You don’t do this in stand up. I found out the hard way.
One of the performers on before me didn’t get many laughs. They were young, and I thought it would be a good idea to, on stage, tell him he did well.
Now in my head, I thought I was coming across as “Hey kid we’ve all been through it”. It wasn’t until a friend told me after that it came across as “Hey kid listen to me the old pro”.
How condescending, I’m not a pro, I’m not even amateur. When I realised this I cringed so hard I castrated myself.
Stages are strange; they’re an elevated piece of ground that as soon as you step onto it, you’re a performer no matter what you think.
Keep in mind the context of what you are supposed to be doing on stage.
My mistake was that I thought I was coming across as helpful and inclusive. In a stand-up setting, it may have come across as, at best mocking or patronising at worst.
Don’t worry about anyone else focus on your own act first. Acknowledge no one.
3: Never admit that you are screwing up while screwing up
Your perception of time changes when you’re on stage. Seconds turn to minutes, minutes to hours etc.
A silence can last a lifetime. There are going to be silences. From onstage someone listening and someone unimpressed sounds the same.
What laughter there is you can’t hear. A feeling of dread rises from your gut, “I am bombing” it’s the only thought in your head. You’re arrogant and didn’t prepare. You don’t have anything to steer you through the vacuum, so you announce “I’m bombing”.
Big mistake, if you weren’t bombing before, you’re bombing now.
Friends who came to see me said that I wasn’t bombing until I announced that I was bombing. Whether I was or I wasn’t didn’t matter, I had sealed my fate.
In stand up as in life, people hate weakness. We’re sharks in that regard, any hint of blood in the water and there’s a feeding frenzy.
If you think you’re not doing well, don’t let on.
Admission plants doubt in the minds of others. There’s also the added bonus of it becoming a self-fulfilling prophecy.
2: Don’t attack the audience
Attacking the audience is the worst mistake I made. What was worse was that I didn’t realise that I had attacked them until after.

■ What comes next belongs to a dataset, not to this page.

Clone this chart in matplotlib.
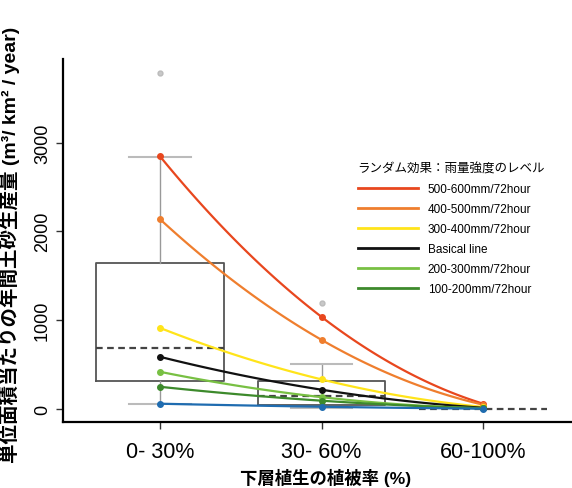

There was a group of improvisers in the front row. I performed in an improv group for several years. During my time in the group audiences offered us the same suggestions repeatedly, such as “Taxidermist”, “Sex-change” and “Meat factory”. It got a bit old.
I riffed on that saying how frustrated it was getting the same words all the time and how annoying improv audiences could be.
Again someone had to point out to me, an attack on one audience is an attack on all audiences.
It’s not even like I was unaware of this. Ghostbusters 2016 died on its arse because it attacked the audience before the film came out.
I was aware that attacking the audience is a no-no. Even though I believed that I was having a go at a entirely different audience the stand-up audience couldn’t tell the difference… because audiences are fucking stupid (;D).
This bears repeating, not for your sake but mine; DON’T ATTACK THE AUDIENCE.
1: Keep up the momentum
Before I went on the compere gave me an excellent introduction that was high energy.
The MC got the crowd going, he gave me the gift of a hyped audience, and I squandered it by not jumping straight in with a joke.
That’s going from 100mph in fifth gear to dropping down to first.
Dropping the momentum was not my biggest mistake. It was, however, the first thread that unravelled the stand-up sweater.
You have to keep the momentum going. Yes, there are going to be ebb and flow moments. You slow down to build up again, but you never stop.
It’s harder to start if you never stop.
Keeping up momentum applies to life. You have to keep up the momentum no matter what. Even if you are not good, you will get better through repeatedly doing. You may not make much progress, but you will make progress.
That’s what I need to do; I need to keep the momentum up. Before, I was never interested all that much in stand up, but now that I’m in the minus column, there has been a fire lit under me.
I have something to prove and I can’t wait to turn this defeat into a victory. Now that I have something to aim for and can’t wait for my next shot.
Stand up may have been in the background for me over the years but now it has my undivided attention.